Buffy Sainte-Marie was being a little ultra-left when she sang that The Universal Soldier is ultimately responsible for war:

And he's fighting for democracy,
he's fighting for the Reds,
he says it's for the peace of all,
he's the one who must decide,
who's to live and who's to die,
and he never sees the writing on the wall.

And without him, how would Hitler
kill the people at Dachau,
without him Cesar would have stood alone,
he's the one, who gives his body
as a weapon of the war,
and without him always killing can't go on.

He's the universal soldier,
and he really is to blame,
his orders came from far away, no more,
they came from here and there,
and you and me ain't brothers,
can't you see,
this is not the way we put an end to war.

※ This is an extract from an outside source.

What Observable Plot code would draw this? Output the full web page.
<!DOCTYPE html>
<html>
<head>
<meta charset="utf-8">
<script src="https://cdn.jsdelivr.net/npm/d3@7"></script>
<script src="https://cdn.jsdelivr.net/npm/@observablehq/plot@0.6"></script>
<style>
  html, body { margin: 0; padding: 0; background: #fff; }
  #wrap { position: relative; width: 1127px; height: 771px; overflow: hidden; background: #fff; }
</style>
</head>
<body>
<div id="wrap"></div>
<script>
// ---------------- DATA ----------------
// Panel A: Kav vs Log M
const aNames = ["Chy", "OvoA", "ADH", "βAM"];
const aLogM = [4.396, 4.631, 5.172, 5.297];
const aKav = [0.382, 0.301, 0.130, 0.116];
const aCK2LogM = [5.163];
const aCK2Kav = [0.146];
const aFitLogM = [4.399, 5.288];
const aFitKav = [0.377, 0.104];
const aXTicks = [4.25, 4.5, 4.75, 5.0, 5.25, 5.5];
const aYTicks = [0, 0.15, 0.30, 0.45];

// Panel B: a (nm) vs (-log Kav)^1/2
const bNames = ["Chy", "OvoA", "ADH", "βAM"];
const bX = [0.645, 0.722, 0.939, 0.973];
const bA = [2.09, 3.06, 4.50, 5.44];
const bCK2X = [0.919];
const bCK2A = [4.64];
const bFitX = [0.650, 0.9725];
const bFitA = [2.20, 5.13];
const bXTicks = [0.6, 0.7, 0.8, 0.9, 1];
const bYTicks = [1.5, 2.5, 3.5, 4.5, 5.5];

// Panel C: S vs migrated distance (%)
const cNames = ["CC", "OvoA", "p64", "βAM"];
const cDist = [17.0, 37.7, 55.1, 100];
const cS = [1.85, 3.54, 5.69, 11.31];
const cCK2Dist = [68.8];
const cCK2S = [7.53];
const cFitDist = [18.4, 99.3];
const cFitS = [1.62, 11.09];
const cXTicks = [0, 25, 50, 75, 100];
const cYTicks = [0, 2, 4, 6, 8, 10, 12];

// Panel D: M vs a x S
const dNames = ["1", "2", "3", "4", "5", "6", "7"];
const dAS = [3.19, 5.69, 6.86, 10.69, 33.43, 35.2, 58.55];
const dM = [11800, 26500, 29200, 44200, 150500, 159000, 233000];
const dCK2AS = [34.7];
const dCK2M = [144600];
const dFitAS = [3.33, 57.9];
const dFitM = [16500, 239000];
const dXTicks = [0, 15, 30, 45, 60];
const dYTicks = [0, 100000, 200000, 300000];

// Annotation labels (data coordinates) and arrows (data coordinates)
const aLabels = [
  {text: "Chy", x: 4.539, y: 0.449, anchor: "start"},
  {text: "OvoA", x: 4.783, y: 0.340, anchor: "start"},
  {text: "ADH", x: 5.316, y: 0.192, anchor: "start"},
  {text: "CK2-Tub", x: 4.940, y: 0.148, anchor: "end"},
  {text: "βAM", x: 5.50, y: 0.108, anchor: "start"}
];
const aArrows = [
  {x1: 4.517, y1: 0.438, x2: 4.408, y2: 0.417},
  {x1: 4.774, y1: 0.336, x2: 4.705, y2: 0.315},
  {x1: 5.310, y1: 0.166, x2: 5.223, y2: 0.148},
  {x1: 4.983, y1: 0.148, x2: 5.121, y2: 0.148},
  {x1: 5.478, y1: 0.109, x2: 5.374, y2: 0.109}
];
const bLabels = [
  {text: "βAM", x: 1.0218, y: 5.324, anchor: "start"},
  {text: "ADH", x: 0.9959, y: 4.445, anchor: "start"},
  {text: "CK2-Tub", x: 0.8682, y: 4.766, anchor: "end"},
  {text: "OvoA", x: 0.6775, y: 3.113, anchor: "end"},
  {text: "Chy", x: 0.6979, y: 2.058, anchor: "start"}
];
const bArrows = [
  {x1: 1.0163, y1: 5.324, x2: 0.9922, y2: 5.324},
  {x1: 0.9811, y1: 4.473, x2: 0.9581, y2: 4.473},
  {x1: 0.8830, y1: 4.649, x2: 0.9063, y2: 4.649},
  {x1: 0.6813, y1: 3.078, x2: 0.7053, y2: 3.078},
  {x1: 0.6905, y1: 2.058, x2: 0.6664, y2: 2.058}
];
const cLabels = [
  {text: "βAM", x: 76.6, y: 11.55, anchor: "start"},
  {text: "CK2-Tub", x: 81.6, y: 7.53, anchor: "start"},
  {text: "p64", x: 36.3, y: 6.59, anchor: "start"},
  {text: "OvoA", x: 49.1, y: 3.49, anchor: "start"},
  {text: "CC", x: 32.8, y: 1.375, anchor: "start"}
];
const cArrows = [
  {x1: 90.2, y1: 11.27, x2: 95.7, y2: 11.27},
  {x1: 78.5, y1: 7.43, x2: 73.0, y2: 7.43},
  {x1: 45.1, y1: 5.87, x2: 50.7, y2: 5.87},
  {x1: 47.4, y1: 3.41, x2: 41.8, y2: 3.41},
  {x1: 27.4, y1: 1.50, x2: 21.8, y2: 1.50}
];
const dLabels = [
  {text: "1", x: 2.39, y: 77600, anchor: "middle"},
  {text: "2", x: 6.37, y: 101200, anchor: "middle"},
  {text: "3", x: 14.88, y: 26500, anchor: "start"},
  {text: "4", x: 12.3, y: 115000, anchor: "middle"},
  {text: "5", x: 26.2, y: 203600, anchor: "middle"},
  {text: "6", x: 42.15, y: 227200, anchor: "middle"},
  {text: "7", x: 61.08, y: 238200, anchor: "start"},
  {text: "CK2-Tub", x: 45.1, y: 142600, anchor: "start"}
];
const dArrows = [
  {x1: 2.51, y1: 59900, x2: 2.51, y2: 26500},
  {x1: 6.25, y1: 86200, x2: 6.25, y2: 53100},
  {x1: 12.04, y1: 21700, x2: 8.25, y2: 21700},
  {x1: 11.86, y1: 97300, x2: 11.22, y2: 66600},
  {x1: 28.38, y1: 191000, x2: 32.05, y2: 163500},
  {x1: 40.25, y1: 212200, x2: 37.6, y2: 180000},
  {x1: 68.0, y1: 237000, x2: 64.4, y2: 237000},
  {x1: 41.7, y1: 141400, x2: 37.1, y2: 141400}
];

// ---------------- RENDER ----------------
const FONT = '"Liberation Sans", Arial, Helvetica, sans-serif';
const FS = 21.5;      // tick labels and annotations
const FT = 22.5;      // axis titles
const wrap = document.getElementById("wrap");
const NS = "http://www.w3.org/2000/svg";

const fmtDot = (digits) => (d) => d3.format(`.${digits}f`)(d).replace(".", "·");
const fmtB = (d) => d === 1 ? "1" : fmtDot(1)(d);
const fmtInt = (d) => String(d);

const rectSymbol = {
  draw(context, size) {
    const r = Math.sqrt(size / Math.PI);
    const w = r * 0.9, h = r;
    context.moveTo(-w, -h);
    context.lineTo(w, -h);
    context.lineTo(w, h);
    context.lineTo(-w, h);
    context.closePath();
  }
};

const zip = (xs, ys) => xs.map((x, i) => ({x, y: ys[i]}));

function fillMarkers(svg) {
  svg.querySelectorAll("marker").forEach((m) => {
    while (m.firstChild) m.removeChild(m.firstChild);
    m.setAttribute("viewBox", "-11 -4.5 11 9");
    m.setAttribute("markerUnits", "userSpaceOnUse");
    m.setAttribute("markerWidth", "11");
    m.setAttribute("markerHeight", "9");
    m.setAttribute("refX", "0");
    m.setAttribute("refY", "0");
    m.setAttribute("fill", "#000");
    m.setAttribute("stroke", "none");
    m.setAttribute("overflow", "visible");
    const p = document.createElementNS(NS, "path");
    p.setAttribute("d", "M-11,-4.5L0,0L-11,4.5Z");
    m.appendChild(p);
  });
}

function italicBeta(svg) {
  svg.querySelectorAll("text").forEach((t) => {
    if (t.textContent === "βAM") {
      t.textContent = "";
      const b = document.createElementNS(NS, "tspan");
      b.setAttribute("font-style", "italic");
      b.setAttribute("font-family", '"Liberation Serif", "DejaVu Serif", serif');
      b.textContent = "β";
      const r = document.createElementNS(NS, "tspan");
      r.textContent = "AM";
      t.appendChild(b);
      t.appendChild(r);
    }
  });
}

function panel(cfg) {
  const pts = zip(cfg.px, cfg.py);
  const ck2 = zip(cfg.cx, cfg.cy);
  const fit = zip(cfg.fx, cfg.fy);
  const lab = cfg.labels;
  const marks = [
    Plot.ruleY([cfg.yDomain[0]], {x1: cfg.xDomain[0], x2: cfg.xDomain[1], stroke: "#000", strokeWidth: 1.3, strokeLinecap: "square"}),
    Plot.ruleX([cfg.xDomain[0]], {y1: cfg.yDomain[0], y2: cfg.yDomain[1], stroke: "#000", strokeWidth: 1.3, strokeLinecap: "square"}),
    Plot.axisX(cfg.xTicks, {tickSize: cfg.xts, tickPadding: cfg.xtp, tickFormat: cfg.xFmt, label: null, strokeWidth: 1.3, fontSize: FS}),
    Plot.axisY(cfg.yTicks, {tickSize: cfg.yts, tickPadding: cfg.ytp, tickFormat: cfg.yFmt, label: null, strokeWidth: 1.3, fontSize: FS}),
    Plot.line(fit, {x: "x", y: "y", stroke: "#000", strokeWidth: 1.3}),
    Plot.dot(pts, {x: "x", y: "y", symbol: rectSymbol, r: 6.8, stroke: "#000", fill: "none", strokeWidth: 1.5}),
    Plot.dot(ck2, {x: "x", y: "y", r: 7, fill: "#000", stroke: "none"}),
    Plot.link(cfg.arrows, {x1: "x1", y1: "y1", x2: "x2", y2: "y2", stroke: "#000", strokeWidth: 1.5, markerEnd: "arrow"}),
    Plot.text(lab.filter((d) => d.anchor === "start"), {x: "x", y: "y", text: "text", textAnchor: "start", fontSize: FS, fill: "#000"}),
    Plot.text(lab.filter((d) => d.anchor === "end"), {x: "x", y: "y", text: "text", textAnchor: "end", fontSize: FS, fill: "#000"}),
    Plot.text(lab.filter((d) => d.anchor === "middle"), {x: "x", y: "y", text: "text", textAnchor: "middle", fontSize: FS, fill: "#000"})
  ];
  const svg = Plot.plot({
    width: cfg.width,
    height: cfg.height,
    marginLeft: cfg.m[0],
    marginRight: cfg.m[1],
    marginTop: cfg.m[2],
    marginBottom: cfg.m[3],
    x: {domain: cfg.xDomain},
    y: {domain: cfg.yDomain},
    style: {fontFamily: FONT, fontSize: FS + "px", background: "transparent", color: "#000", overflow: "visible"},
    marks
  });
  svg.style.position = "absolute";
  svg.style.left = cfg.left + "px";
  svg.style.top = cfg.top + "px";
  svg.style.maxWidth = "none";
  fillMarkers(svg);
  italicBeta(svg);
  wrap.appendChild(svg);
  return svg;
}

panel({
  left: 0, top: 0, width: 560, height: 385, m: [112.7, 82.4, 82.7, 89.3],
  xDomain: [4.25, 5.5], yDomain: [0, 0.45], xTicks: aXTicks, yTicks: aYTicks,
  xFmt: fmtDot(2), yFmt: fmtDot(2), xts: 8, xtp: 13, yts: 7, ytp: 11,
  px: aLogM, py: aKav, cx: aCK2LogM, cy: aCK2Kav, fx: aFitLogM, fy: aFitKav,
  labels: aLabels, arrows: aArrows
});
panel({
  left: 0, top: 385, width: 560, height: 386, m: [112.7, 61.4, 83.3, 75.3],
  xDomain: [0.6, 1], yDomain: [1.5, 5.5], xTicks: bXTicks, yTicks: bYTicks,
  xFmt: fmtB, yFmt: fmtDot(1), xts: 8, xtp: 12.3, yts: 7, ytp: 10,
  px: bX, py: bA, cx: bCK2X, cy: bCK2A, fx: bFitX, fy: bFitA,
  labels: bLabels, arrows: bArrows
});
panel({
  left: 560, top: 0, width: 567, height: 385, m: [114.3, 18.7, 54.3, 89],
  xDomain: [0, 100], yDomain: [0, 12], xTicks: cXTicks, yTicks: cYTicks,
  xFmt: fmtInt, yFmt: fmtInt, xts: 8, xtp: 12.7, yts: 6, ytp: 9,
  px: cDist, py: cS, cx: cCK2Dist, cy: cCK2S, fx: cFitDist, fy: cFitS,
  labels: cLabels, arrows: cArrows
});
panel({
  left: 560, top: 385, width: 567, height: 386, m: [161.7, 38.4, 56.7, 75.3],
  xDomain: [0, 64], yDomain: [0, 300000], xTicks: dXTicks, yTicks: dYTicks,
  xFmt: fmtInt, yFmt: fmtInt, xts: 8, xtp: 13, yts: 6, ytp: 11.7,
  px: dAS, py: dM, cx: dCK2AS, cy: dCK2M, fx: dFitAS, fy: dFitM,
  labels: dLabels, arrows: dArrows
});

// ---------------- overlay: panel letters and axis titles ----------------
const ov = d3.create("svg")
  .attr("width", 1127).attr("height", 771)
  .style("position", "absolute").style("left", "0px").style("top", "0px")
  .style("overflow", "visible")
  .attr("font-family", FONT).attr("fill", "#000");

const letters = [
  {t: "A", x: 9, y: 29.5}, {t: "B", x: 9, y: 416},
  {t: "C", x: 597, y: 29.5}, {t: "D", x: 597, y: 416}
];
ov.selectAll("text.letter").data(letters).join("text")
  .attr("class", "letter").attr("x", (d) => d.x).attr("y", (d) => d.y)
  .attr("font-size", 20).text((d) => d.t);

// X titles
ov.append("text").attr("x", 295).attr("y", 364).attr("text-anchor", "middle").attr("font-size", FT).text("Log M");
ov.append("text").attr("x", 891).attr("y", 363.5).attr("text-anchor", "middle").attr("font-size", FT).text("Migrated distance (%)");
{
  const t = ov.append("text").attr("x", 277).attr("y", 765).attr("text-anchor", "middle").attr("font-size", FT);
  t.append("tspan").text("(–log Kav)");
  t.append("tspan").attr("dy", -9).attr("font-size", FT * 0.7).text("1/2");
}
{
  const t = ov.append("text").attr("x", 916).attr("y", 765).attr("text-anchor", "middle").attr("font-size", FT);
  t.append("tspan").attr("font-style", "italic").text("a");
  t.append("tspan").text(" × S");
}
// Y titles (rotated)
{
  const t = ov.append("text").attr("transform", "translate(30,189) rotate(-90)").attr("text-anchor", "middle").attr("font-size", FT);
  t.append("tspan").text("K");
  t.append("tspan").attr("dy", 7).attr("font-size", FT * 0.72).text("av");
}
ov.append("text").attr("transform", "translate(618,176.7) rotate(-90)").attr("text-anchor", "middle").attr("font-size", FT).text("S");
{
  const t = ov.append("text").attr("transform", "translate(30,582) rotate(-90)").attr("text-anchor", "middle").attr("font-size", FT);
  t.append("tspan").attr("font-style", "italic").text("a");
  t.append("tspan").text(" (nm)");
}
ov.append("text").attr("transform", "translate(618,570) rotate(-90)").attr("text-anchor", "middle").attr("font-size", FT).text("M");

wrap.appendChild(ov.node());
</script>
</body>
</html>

Buffy went too far: Soldiers are indeed workers in uniform, unlike the pigs and the screws, they don't have a choice. Often the military is the only option out of the ghetto or rural wasteland, and we rightly mourn when any soldier from our side is killed, but we must be frank here: we are the occupiers and they will resist with arms. How else are they to defeat the occupation? With papier maché puppets and guerilla theatre?

We are beyond games here: this is war. They have the right to resist. It isn't pretty, and there are Islamists and Baathists within the resistance, but still they have the right to resist.

The racist hypocrisy of the liberals in the anti-war movement is breathtaking. If we were occupied, would they have such qualms? Would they really care so much about the deaths amongst the occupiers, even knowing that the foot soldiers would have been recruited from amongst the poor?

Without reservation, then: Victory to the resistance!